— PROMPT —
Your copy of the material below should match it exactly, except that it holds no pictures.
------
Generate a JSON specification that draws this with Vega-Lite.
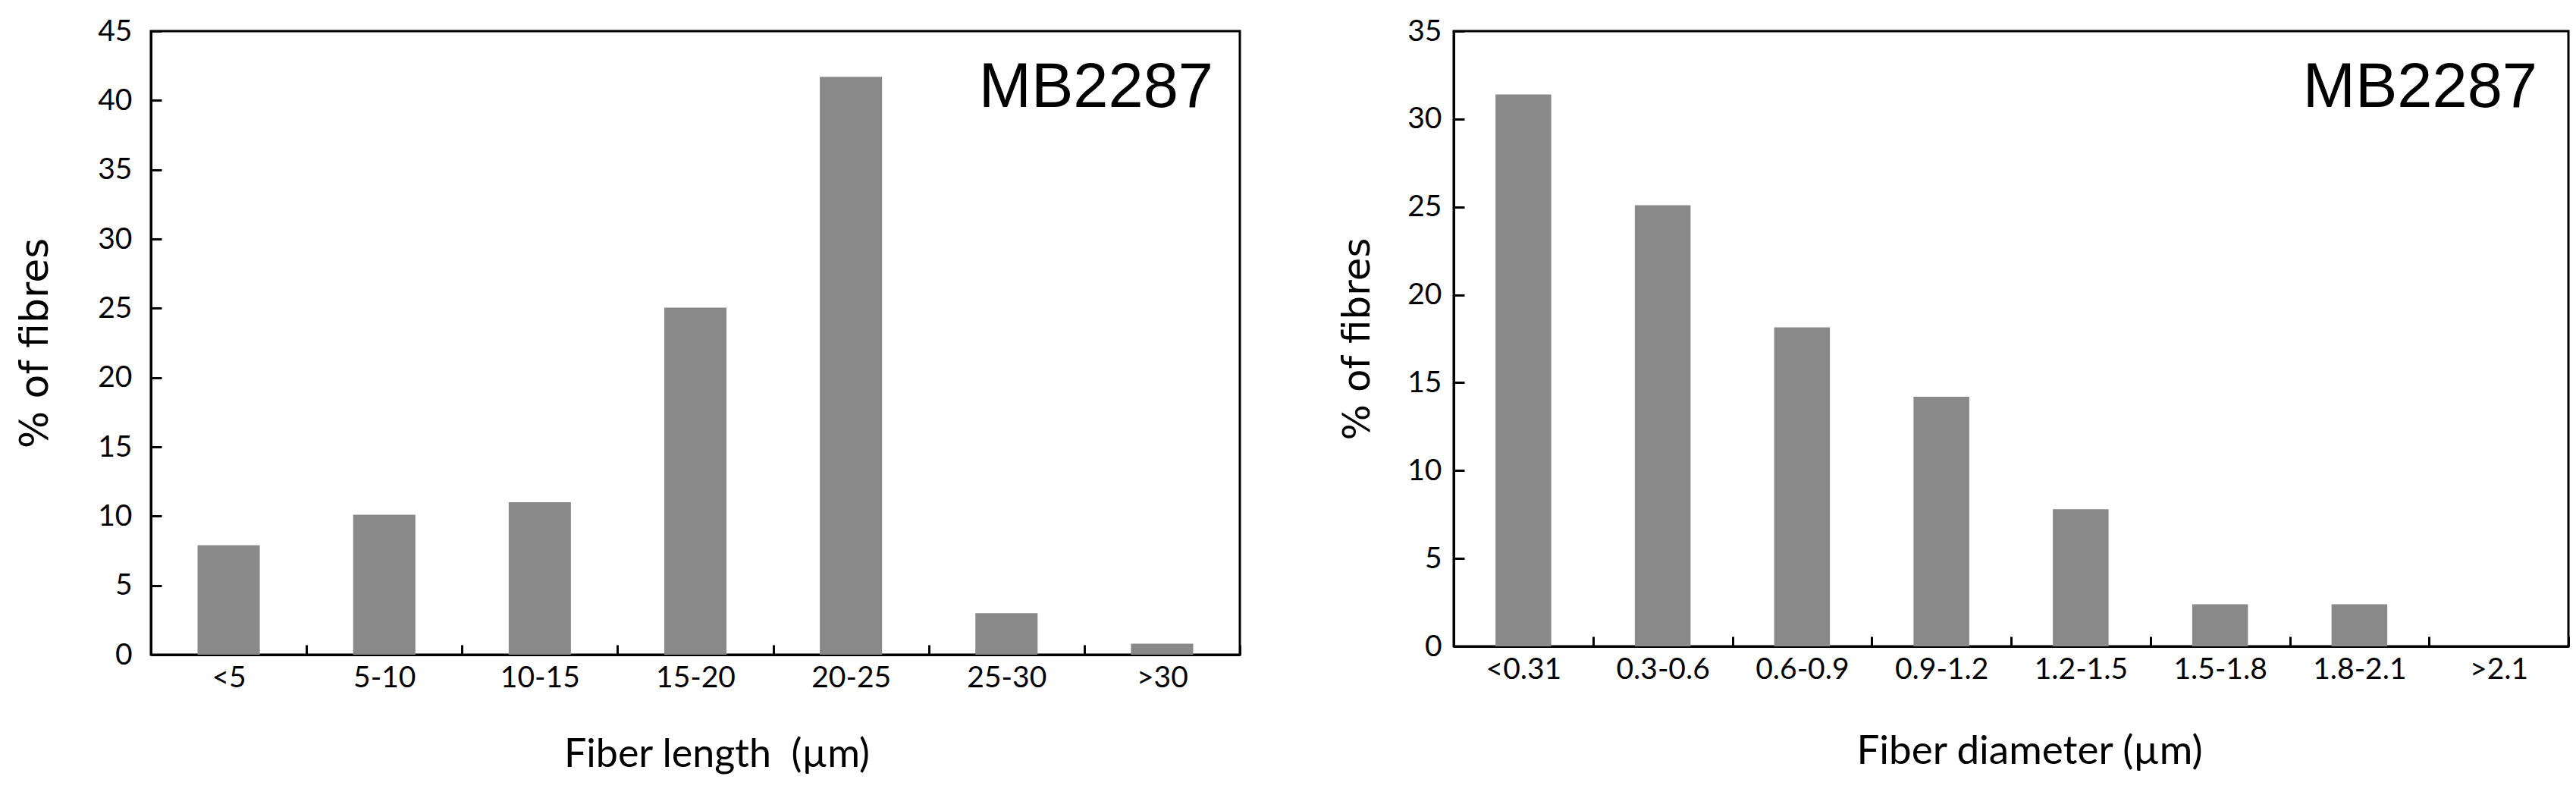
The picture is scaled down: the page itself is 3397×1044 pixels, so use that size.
{
  "$schema": "https://vega.github.io/schema/vega-lite/v6.json",
  "background": "white",
  "padding": {"left": 19, "top": 20, "right": 10, "bottom": 5},
  "config": {
    "view": {"stroke": "black", "strokeWidth": 3},
    "axis": {"domainColor": "black", "domainWidth": 3, "tickColor": "black", "tickWidth": 3, "labelColor": "black", "titleColor": "black", "grid": false, "labelFont": "Lato", "labelFontSize": 39, "titleFontWeight": "normal"},
    "concat": {"spacing": 126}
  },
  "hconcat": [
    {
      "width": 1436,
      "height": 822,
      "layer": [
        {
          "data": {"values": [
            {"bin": "<5", "pct": 7.9},
            {"bin": "5-10", "pct": 10.1},
            {"bin": "10-15", "pct": 11.0},
            {"bin": "15-20", "pct": 25.05},
            {"bin": "20-25", "pct": 41.7},
            {"bin": "25-30", "pct": 3.0},
            {"bin": ">30", "pct": 0.8}
          ]},
          "mark": {"type": "bar", "color": "#898989", "width": {"band": 0.4}},
          "encoding": {
            "x": {"field": "bin", "type": "nominal", "sort": null, "scale": {"paddingInner": 0, "paddingOuter": 0},
              "axis": {"title": "Fiber length\u00a0 (µm)", "labelAngle": 0, "tickBand": "extent", "tickSize": -13, "labelPadding": 24, "titleFont": "Lato", "titleFontSize": 52, "titlePadding": 56, "titleX": 746}},
            "y": {"field": "pct", "type": "quantitative", "scale": {"domain": [0, 45], "nice": false},
              "axis": {"values": [0, 5, 10, 15, 20, 25, 30, 35, 40, 45], "title": "% of fibres", "titleFont": "DejaVu Sans", "titleFontSize": 52, "tickSize": -14, "labelPadding": 39, "titlePadding": 55}}
          }
        },
        {
          "data": {"values": [{"label": "MB2287"}]},
          "mark": {"type": "text", "font": "Liberation Sans", "fontSize": 83, "align": "right", "baseline": "alphabetic", "dx": -35},
          "encoding": {
            "x": {"datum": ">30", "bandPosition": 1},
            "y": {"datum": 39.5},
            "text": {"field": "label"}
          }
        }
      ]
    },
    {
      "width": 1470,
      "height": 811,
      "layer": [
        {
          "data": {"values": [
            {"bin": "<0.31", "pct": 31.4},
            {"bin": "0.3-0.6", "pct": 25.1},
            {"bin": "0.6-0.9", "pct": 18.15},
            {"bin": "0.9-1.2", "pct": 14.2},
            {"bin": "1.2-1.5", "pct": 7.8},
            {"bin": "1.5-1.8", "pct": 2.4},
            {"bin": "1.8-2.1", "pct": 2.4},
            {"bin": ">2.1", "pct": 0}
          ]},
          "mark": {"type": "bar", "color": "#898989", "width": {"band": 0.4}},
          "encoding": {
            "x": {"field": "bin", "type": "nominal", "sort": null, "scale": {"paddingInner": 0, "paddingOuter": 0},
              "axis": {"title": "Fiber diameter (µm)", "labelAngle": 0, "tickBand": "extent", "tickSize": -13, "labelPadding": 24, "titleFont": "Lato", "titleFontSize": 53, "titlePadding": 62, "titleX": 759}},
            "y": {"field": "pct", "type": "quantitative", "scale": {"domain": [0, 35], "nice": false},
              "axis": {"values": [0, 5, 10, 15, 20, 25, 30, 35], "title": "% of fibres", "titleFont": "DejaVu Sans", "titleFontSize": 50, "tickSize": -14, "labelPadding": 30, "titlePadding": 40}}
          }
        },
        {
          "data": {"values": [{"label": "MB2287"}]},
          "mark": {"type": "text", "font": "Liberation Sans", "fontSize": 83, "align": "right", "baseline": "alphabetic", "dx": -41},
          "encoding": {
            "x": {"datum": ">2.1", "bandPosition": 1},
            "y": {"datum": 30.7},
            "text": {"field": "label"}
          }
        }
      ]
    }
  ]
}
------
— WRITTEN REPLY —
Generate a JSON specification that draws this with Vega-Lite.
The picture is scaled down: the page itself is 3397×1044 pixels, so use that size.
{
  "$schema": "https://vega.github.io/schema/vega-lite/v6.json",
  "background": "white",
  "padding": {"left": 19, "top": 20, "right": 10, "bottom": 5},
  "config": {
    "view": {"stroke": "black", "strokeWidth": 3},
    "axis": {"domainColor": "black", "domainWidth": 3, "tickColor": "black", "tickWidth": 3, "labelColor": "black", "titleColor": "black", "grid": false, "labelFont": "Lato", "labelFontSize": 39, "titleFontWeight": "normal"},
    "concat": {"spacing": 126}
  },
  "hconcat": [
    {
      "width": 1436,
      "height": 822,
      "layer": [
        {
          "data": {"values": [
            {"bin": "<5", "pct": 7.9},
            {"bin": "5-10", "pct": 10.1},
            {"bin": "10-15", "pct": 11.0},
            {"bin": "15-20", "pct": 25.05},
            {"bin": "20-25", "pct": 41.7},
            {"bin": "25-30", "pct": 3.0},
            {"bin": ">30", "pct": 0.8}
          ]},
          "mark": {"type": "bar", "color": "#898989", "width": {"band": 0.4}},
          "encoding": {
            "x": {"field": "bin", "type": "nominal", "sort": null, "scale": {"paddingInner": 0, "paddingOuter": 0},
              "axis": {"title": "Fiber length\u00a0 (µm)", "labelAngle": 0, "tickBand": "extent", "tickSize": -13, "labelPadding": 24, "titleFont": "Lato", "titleFontSize": 52, "titlePadding": 56, "titleX": 746}},
            "y": {"field": "pct", "type": "quantitative", "scale": {"domain": [0, 45], "nice": false},
              "axis": {"values": [0, 5, 10, 15, 20, 25, 30, 35, 40, 45], "title": "% of fibres", "titleFont": "DejaVu Sans", "titleFontSize": 52, "tickSize": -14, "labelPadding": 39, "titlePadding": 55}}
          }
        },
        {
          "data": {"values": [{"label": "MB2287"}]},
          "mark": {"type": "text", "font": "Liberation Sans", "fontSize": 83, "align": "right", "baseline": "alphabetic", "dx": -35},
          "encoding": {
            "x": {"datum": ">30", "bandPosition": 1},
            "y": {"datum": 39.5},
            "text": {"field": "label"}
          }
        }
      ]
    },
    {
      "width": 1470,
      "height": 811,
      "layer": [
        {
          "data": {"values": [
            {"bin": "<0.31", "pct": 31.4},
            {"bin": "0.3-0.6", "pct": 25.1},
            {"bin": "0.6-0.9", "pct": 18.15},
            {"bin": "0.9-1.2", "pct": 14.2},
            {"bin": "1.2-1.5", "pct": 7.8},
            {"bin": "1.5-1.8", "pct": 2.4},
            {"bin": "1.8-2.1", "pct": 2.4},
            {"bin": ">2.1", "pct": 0}
          ]},
          "mark": {"type": "bar", "color": "#898989", "width": {"band": 0.4}},
          "encoding": {
            "x": {"field": "bin", "type": "nominal", "sort": null, "scale": {"paddingInner": 0, "paddingOuter": 0},
              "axis": {"title": "Fiber diameter (µm)", "labelAngle": 0, "tickBand": "extent", "tickSize": -13, "labelPadding": 24, "titleFont": "Lato", "titleFontSize": 53, "titlePadding": 62, "titleX": 759}},
            "y": {"field": "pct", "type": "quantitative", "scale": {"domain": [0, 35], "nice": false},
              "axis": {"values": [0, 5, 10, 15, 20, 25, 30, 35], "title": "% of fibres", "titleFont": "DejaVu Sans", "titleFontSize": 50, "tickSize": -14, "labelPadding": 30, "titlePadding": 40}}
          }
        },
        {
          "data": {"values": [{"label": "MB2287"}]},
          "mark": {"type": "text", "font": "Liberation Sans", "fontSize": 83, "align": "right", "baseline": "alphabetic", "dx": -41},
          "encoding": {
            "x": {"datum": ">2.1", "bandPosition": 1},
            "y": {"datum": 30.7},
            "text": {"field": "label"}
          }
        }
      ]
    }
  ]
}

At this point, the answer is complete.